▸ Work to complete: Set the listing down unchanged, minus every embedded image.

>> START

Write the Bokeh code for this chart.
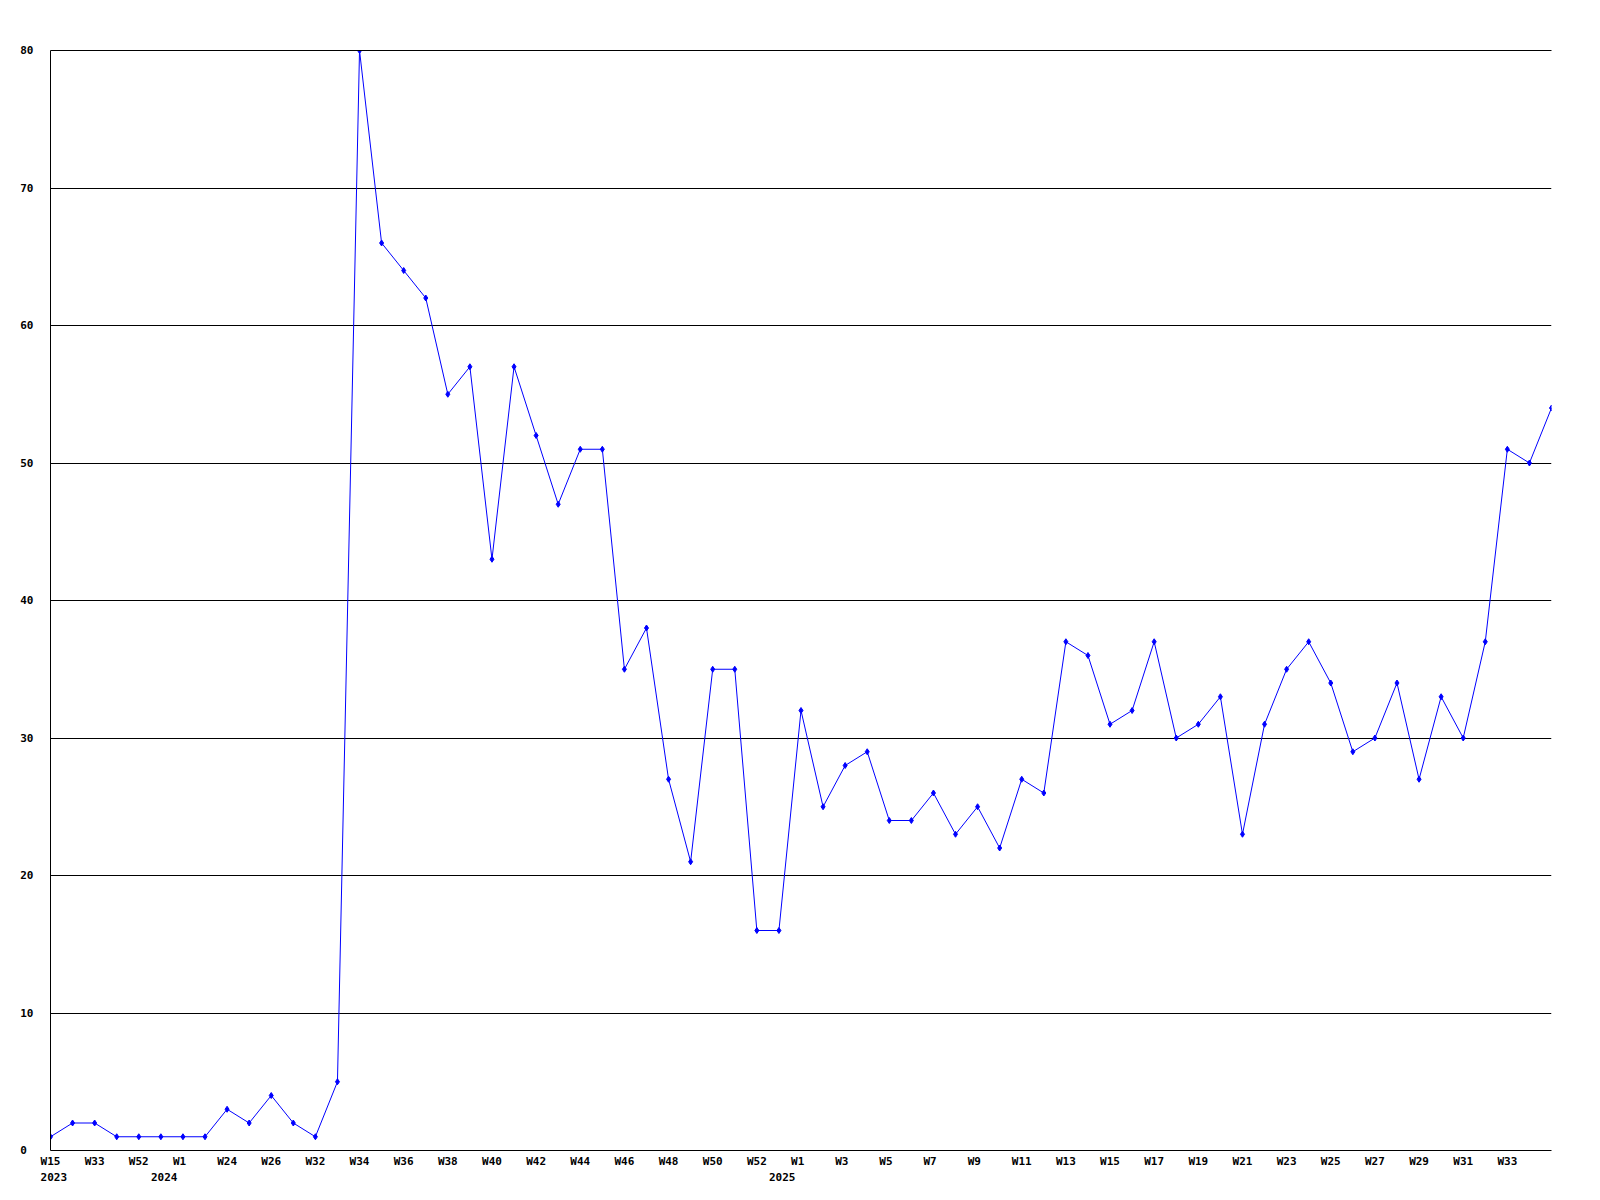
from bokeh.plotting import figure
from bokeh.models import Range1d, FixedTicker, LinearAxis, ColumnDataSource
from bokeh.embed import file_html
from bokeh.resources import INLINE

# ---- data ----
values = [1, 2, 2, 1, 1, 1, 1, 1, 3, 2, 4, 2, 1, 5, 80, 66, 64, 62, 55, 57,
          43, 57, 52, 47, 51, 51, 35, 38, 27, 21, 35, 35, 16, 16, 32, 25, 28, 29, 24, 24,
          26, 23, 25, 22, 27, 26, 37, 36, 31, 32, 37, 30, 31, 33, 23, 31, 35, 37, 34, 29,
          30, 34, 27, 33, 30, 37, 51, 50, 54]
week_tick_pos = list(range(0, 67, 2))
week_tick_labels = ["W15", "W33", "W52", "W1", "W24", "W26", "W32", "W34", "W36", "W38",
                    "W40", "W42", "W44", "W46", "W48", "W50", "W52", "W1", "W3", "W5",
                    "W7", "W9", "W11", "W13", "W15", "W17", "W19", "W21", "W23", "W25",
                    "W27", "W29", "W31", "W33"]
year_pos = [0, 5, 33]
year_labels = ["2023", "2024", "2025"]
y_ticks = [0, 10, 20, 30, 40, 50, 60, 70, 80]

FONT = "DejaVu Sans Mono"
NB = "\u00a0"
xs = list(range(len(values)))

p = figure(frame_width=1501, frame_height=1100,
           min_border_left=50, min_border_top=50, min_border_right=33, min_border_bottom=30,
           x_range=Range1d(0, len(values) - 1), y_range=Range1d(0, 80),
           output_backend="svg", toolbar_location=None)
p.outline_line_color = None
p.background_fill_color = "white"
p.border_fill_color = "white"


def style_axis(ax, size="11px"):
    ax.axis_line_color = "black"
    ax.axis_line_width = 1
    ax.major_tick_line_color = None
    ax.minor_tick_line_color = None
    ax.major_tick_out = 0
    ax.major_tick_in = 0
    ax.major_label_text_font = FONT
    ax.major_label_text_font_size = size
    ax.major_label_text_font_style = "bold"
    ax.major_label_text_color = "black"


# y axis: two-digit labels left aligned -> pad single digits
yax = p.yaxis[0]
style_axis(yax)
yax.ticker = FixedTicker(ticks=y_ticks)
yax.major_label_overrides = {t: (str(t) + NB if len(str(t)) < 2 else str(t)) for t in y_ticks}
yax.major_label_standoff = 17

# week axis: labels start 10px left of their point -> pad short labels
xax = p.xaxis[0]
style_axis(xax)
xax.ticker = FixedTicker(ticks=week_tick_pos)
xax.major_label_overrides = {pos: lab + NB * (3 - len(lab))
                             for pos, lab in zip(week_tick_pos, week_tick_labels)}
xax.major_label_standoff = 4

# year axis below the week axis
yr_ax = LinearAxis(ticker=FixedTicker(ticks=year_pos),
                   major_label_overrides={pos: NB + lab for pos, lab in zip(year_pos, year_labels)})
style_axis(yr_ax)
yr_ax.axis_line_color = None
yr_ax.major_label_standoff = 0
p.add_layout(yr_ax, "below")

# top frame line (the 80 grid line)
top_ax = LinearAxis(ticker=FixedTicker(ticks=[]))
style_axis(top_ax, size="0px")
top_ax.major_label_standoff = 0
p.add_layout(top_ax, "above")

p.xgrid.grid_line_color = None
p.ygrid.ticker = FixedTicker(ticks=y_ticks)
p.ygrid.grid_line_color = "black"
p.ygrid.grid_line_alpha = 1.0
p.ygrid.grid_line_width = 1

src = ColumnDataSource(dict(x=xs, y=values))
p.line("x", "y", source=src, line_color="#0000FF", line_width=1)
p.scatter("x", "y", source=src, marker="diamond", size=6,
          fill_color="#0000FF", line_color="#0000FF")

open("out.html", "w").write(file_html(p, INLINE))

>> END

▸ The output:
Write the Bokeh code for this chart.
from bokeh.plotting import figure
from bokeh.models import Range1d, FixedTicker, LinearAxis, ColumnDataSource
from bokeh.embed import file_html
from bokeh.resources import INLINE

# ---- data ----
values = [1, 2, 2, 1, 1, 1, 1, 1, 3, 2, 4, 2, 1, 5, 80, 66, 64, 62, 55, 57,
          43, 57, 52, 47, 51, 51, 35, 38, 27, 21, 35, 35, 16, 16, 32, 25, 28, 29, 24, 24,
          26, 23, 25, 22, 27, 26, 37, 36, 31, 32, 37, 30, 31, 33, 23, 31, 35, 37, 34, 29,
          30, 34, 27, 33, 30, 37, 51, 50, 54]
week_tick_pos = list(range(0, 67, 2))
week_tick_labels = ["W15", "W33", "W52", "W1", "W24", "W26", "W32", "W34", "W36", "W38",
                    "W40", "W42", "W44", "W46", "W48", "W50", "W52", "W1", "W3", "W5",
                    "W7", "W9", "W11", "W13", "W15", "W17", "W19", "W21", "W23", "W25",
                    "W27", "W29", "W31", "W33"]
year_pos = [0, 5, 33]
year_labels = ["2023", "2024", "2025"]
y_ticks = [0, 10, 20, 30, 40, 50, 60, 70, 80]

FONT = "DejaVu Sans Mono"
NB = "\u00a0"
xs = list(range(len(values)))

p = figure(frame_width=1501, frame_height=1100,
           min_border_left=50, min_border_top=50, min_border_right=33, min_border_bottom=30,
           x_range=Range1d(0, len(values) - 1), y_range=Range1d(0, 80),
           output_backend="svg", toolbar_location=None)
p.outline_line_color = None
p.background_fill_color = "white"
p.border_fill_color = "white"


def style_axis(ax, size="11px"):
    ax.axis_line_color = "black"
    ax.axis_line_width = 1
    ax.major_tick_line_color = None
    ax.minor_tick_line_color = None
    ax.major_tick_out = 0
    ax.major_tick_in = 0
    ax.major_label_text_font = FONT
    ax.major_label_text_font_size = size
    ax.major_label_text_font_style = "bold"
    ax.major_label_text_color = "black"


# y axis: two-digit labels left aligned -> pad single digits
yax = p.yaxis[0]
style_axis(yax)
yax.ticker = FixedTicker(ticks=y_ticks)
yax.major_label_overrides = {t: (str(t) + NB if len(str(t)) < 2 else str(t)) for t in y_ticks}
yax.major_label_standoff = 17

# week axis: labels start 10px left of their point -> pad short labels
xax = p.xaxis[0]
style_axis(xax)
xax.ticker = FixedTicker(ticks=week_tick_pos)
xax.major_label_overrides = {pos: lab + NB * (3 - len(lab))
                             for pos, lab in zip(week_tick_pos, week_tick_labels)}
xax.major_label_standoff = 4

# year axis below the week axis
yr_ax = LinearAxis(ticker=FixedTicker(ticks=year_pos),
                   major_label_overrides={pos: NB + lab for pos, lab in zip(year_pos, year_labels)})
style_axis(yr_ax)
yr_ax.axis_line_color = None
yr_ax.major_label_standoff = 0
p.add_layout(yr_ax, "below")

# top frame line (the 80 grid line)
top_ax = LinearAxis(ticker=FixedTicker(ticks=[]))
style_axis(top_ax, size="0px")
top_ax.major_label_standoff = 0
p.add_layout(top_ax, "above")

p.xgrid.grid_line_color = None
p.ygrid.ticker = FixedTicker(ticks=y_ticks)
p.ygrid.grid_line_color = "black"
p.ygrid.grid_line_alpha = 1.0
p.ygrid.grid_line_width = 1

src = ColumnDataSource(dict(x=xs, y=values))
p.line("x", "y", source=src, line_color="#0000FF", line_width=1)
p.scatter("x", "y", source=src, marker="diamond", size=6,
          fill_color="#0000FF", line_color="#0000FF")

open("out.html", "w").write(file_html(p, INLINE))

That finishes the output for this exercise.